Keep the pictures out of the copy and repeat the records exactly.

Plotting code records:
## START

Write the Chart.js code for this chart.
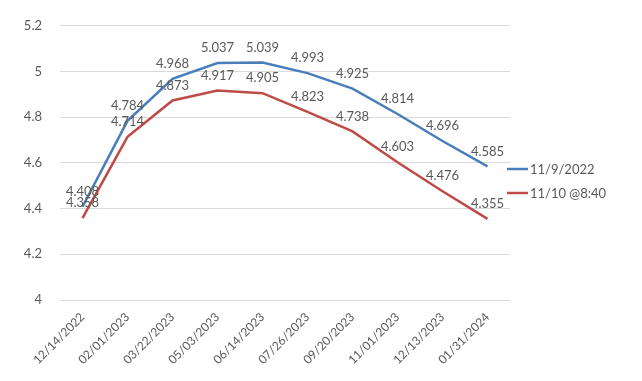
<!DOCTYPE html>
<html>
<head>
<meta charset="utf-8">
<script src="https://cdn.jsdelivr.net/npm/chart.js@4"></script>
<style>
  html, body { margin: 0; padding: 0; background: #fff; }
  #wrap { width: 642px; height: 381px; }
</style>
</head>
<body>
<div id="wrap"><canvas id="rates"></canvas></div>
<script>
const dates = ['12/14/2022', '02/01/2023', '03/22/2023', '05/03/2023', '06/14/2023',
               '07/26/2023', '09/20/2023', '11/01/2023', '12/13/2023', '01/31/2024'];
const nov9 = [4.408, 4.784, 4.968, 5.037, 5.039, 4.993, 4.925, 4.814, 4.696, 4.585];
const nov10 = [4.358, 4.714, 4.873, 4.917, 4.905, 4.823, 4.738, 4.603, 4.476, 4.355];
const seriesNames = ['11/9/2022', '11/10 @8:40'];

const grey = '#595959';
const font = 'Lato, "Liberation Sans", sans-serif';

// value labels above each point, like excel's "above" position
const pointLabels = {
  id: 'pointLabels',
  afterDatasetsDraw(chart) {
    const ctx = chart.ctx;
    ctx.save();
    ctx.font = '13px ' + font;
    ctx.fillStyle = grey;
    ctx.textAlign = 'center';
    ctx.textBaseline = 'middle';
    chart.data.datasets.forEach((ds, i) => {
      chart.getDatasetMeta(i).data.forEach((pt, j) => {
        ctx.fillText(ds.data[j].toFixed(3), pt.x, pt.y - 15);
      });
    });
    ctx.restore();
  }
};

// legend to the right of the last points
const sideLegend = {
  id: 'sideLegend',
  afterDraw(chart) {
    const ctx = chart.ctx;
    const x = chart.chartArea.right - 3;
    ctx.save();
    ctx.font = '13px ' + font;
    ctx.textBaseline = 'middle';
    chart.data.datasets.forEach((ds, i) => {
      const y = 169 + i * 24;
      ctx.strokeStyle = ds.borderColor;
      ctx.lineWidth = 2.5;
      ctx.beginPath();
      ctx.moveTo(x, y);
      ctx.lineTo(x + 21, y);
      ctx.stroke();
      ctx.fillStyle = grey;
      ctx.fillText(ds.label, x + 23, y + 1);
    });
    ctx.restore();
  }
};

new Chart(document.getElementById('rates'), {
  type: 'line',
  data: {
    labels: dates,
    datasets: [
      { label: seriesNames[0], data: nov9, borderColor: '#4A7EBB', backgroundColor: '#4A7EBB',
        borderWidth: 2.5, pointRadius: 0, tension: 0 },
      { label: seriesNames[1], data: nov10, borderColor: '#BE4B48', backgroundColor: '#BE4B48',
        borderWidth: 2.5, pointRadius: 0, tension: 0 }
    ]
  },
  options: {
    responsive: true,
    maintainAspectRatio: false,
    animation: false,
    layout: { padding: { top: 24, right: 132, left: 0, bottom: 0 } },
    plugins: { legend: { display: false }, tooltip: { enabled: false } },
    scales: {
      x: {
        offset: true,
        grid: { display: false },
        border: { display: false },
        ticks: { color: grey, font: { family: font, size: 12 }, maxRotation: 45, minRotation: 45, padding: 2 },
        afterFit(axis) { axis.height = 81; }
      },
      y: {
        min: 4,
        max: 5.2,
        grid: { color: '#d9d9d9', lineWidth: 1, drawTicks: false },
        border: { display: false },
        ticks: {
          stepSize: 0.2,
          color: grey,
          font: { family: font, size: 13 },
          padding: 18,
          callback: v => String(+v.toFixed(1))
        },
        afterFit(axis) { axis.width = 60; }
      }
    }
  },
  plugins: [pointLabels, sideLegend]
});
</script>
</body>
</html>
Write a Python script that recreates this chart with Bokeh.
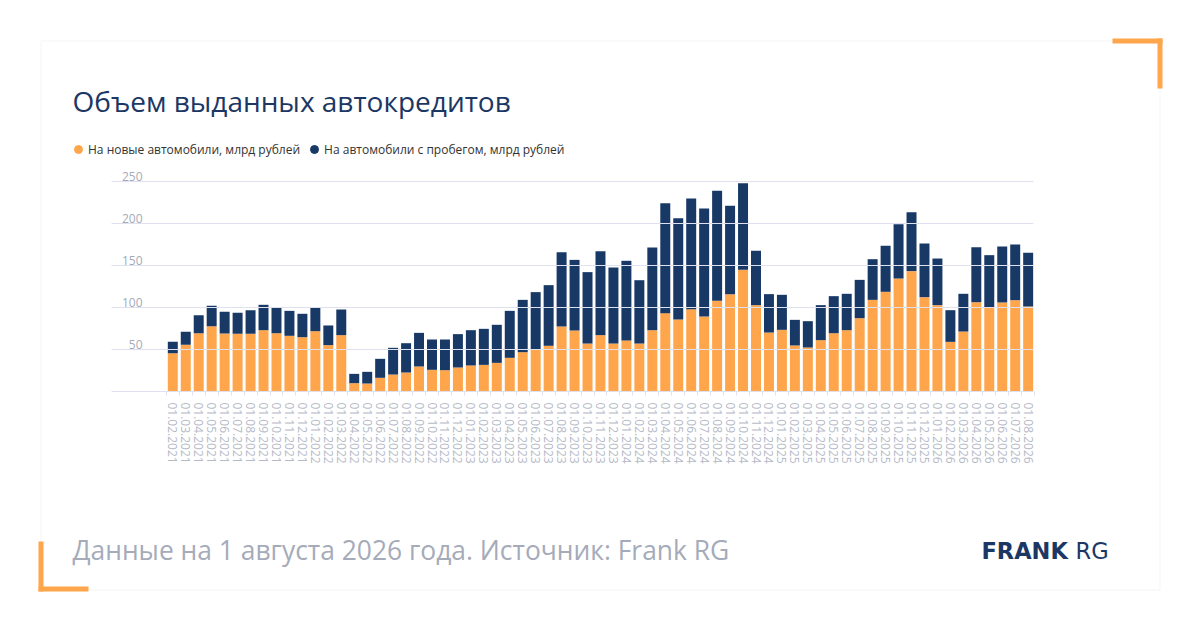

## END

SOLUTION TO THIS TASK:
Write the Chart.js code for this chart.
<!DOCTYPE html>
<html>
<head>
<meta charset="utf-8">
<script src="https://cdn.jsdelivr.net/npm/chart.js@4"></script>
<style>
  html, body { margin: 0; padding: 0; background: #fff; }
  #wrap { width: 642px; height: 381px; }
</style>
</head>
<body>
<div id="wrap"><canvas id="rates"></canvas></div>
<script>
const dates = ['12/14/2022', '02/01/2023', '03/22/2023', '05/03/2023', '06/14/2023',
               '07/26/2023', '09/20/2023', '11/01/2023', '12/13/2023', '01/31/2024'];
const nov9 = [4.408, 4.784, 4.968, 5.037, 5.039, 4.993, 4.925, 4.814, 4.696, 4.585];
const nov10 = [4.358, 4.714, 4.873, 4.917, 4.905, 4.823, 4.738, 4.603, 4.476, 4.355];
const seriesNames = ['11/9/2022', '11/10 @8:40'];

const grey = '#595959';
const font = 'Lato, "Liberation Sans", sans-serif';

// value labels above each point, like excel's "above" position
const pointLabels = {
  id: 'pointLabels',
  afterDatasetsDraw(chart) {
    const ctx = chart.ctx;
    ctx.save();
    ctx.font = '13px ' + font;
    ctx.fillStyle = grey;
    ctx.textAlign = 'center';
    ctx.textBaseline = 'middle';
    chart.data.datasets.forEach((ds, i) => {
      chart.getDatasetMeta(i).data.forEach((pt, j) => {
        ctx.fillText(ds.data[j].toFixed(3), pt.x, pt.y - 15);
      });
    });
    ctx.restore();
  }
};

// legend to the right of the last points
const sideLegend = {
  id: 'sideLegend',
  afterDraw(chart) {
    const ctx = chart.ctx;
    const x = chart.chartArea.right - 3;
    ctx.save();
    ctx.font = '13px ' + font;
    ctx.textBaseline = 'middle';
    chart.data.datasets.forEach((ds, i) => {
      const y = 169 + i * 24;
      ctx.strokeStyle = ds.borderColor;
      ctx.lineWidth = 2.5;
      ctx.beginPath();
      ctx.moveTo(x, y);
      ctx.lineTo(x + 21, y);
      ctx.stroke();
      ctx.fillStyle = grey;
      ctx.fillText(ds.label, x + 23, y + 1);
    });
    ctx.restore();
  }
};

new Chart(document.getElementById('rates'), {
  type: 'line',
  data: {
    labels: dates,
    datasets: [
      { label: seriesNames[0], data: nov9, borderColor: '#4A7EBB', backgroundColor: '#4A7EBB',
        borderWidth: 2.5, pointRadius: 0, tension: 0 },
      { label: seriesNames[1], data: nov10, borderColor: '#BE4B48', backgroundColor: '#BE4B48',
        borderWidth: 2.5, pointRadius: 0, tension: 0 }
    ]
  },
  options: {
    responsive: true,
    maintainAspectRatio: false,
    animation: false,
    layout: { padding: { top: 24, right: 132, left: 0, bottom: 0 } },
    plugins: { legend: { display: false }, tooltip: { enabled: false } },
    scales: {
      x: {
        offset: true,
        grid: { display: false },
        border: { display: false },
        ticks: { color: grey, font: { family: font, size: 12 }, maxRotation: 45, minRotation: 45, padding: 2 },
        afterFit(axis) { axis.height = 81; }
      },
      y: {
        min: 4,
        max: 5.2,
        grid: { color: '#d9d9d9', lineWidth: 1, drawTicks: false },
        border: { display: false },
        ticks: {
          stepSize: 0.2,
          color: grey,
          font: { family: font, size: 13 },
          padding: 18,
          callback: v => String(+v.toFixed(1))
        },
        afterFit(axis) { axis.width = 60; }
      }
    }
  },
  plugins: [pointLabels, sideLegend]
});
</script>
</body>
</html>
Write a Python script that recreates this chart with Bokeh.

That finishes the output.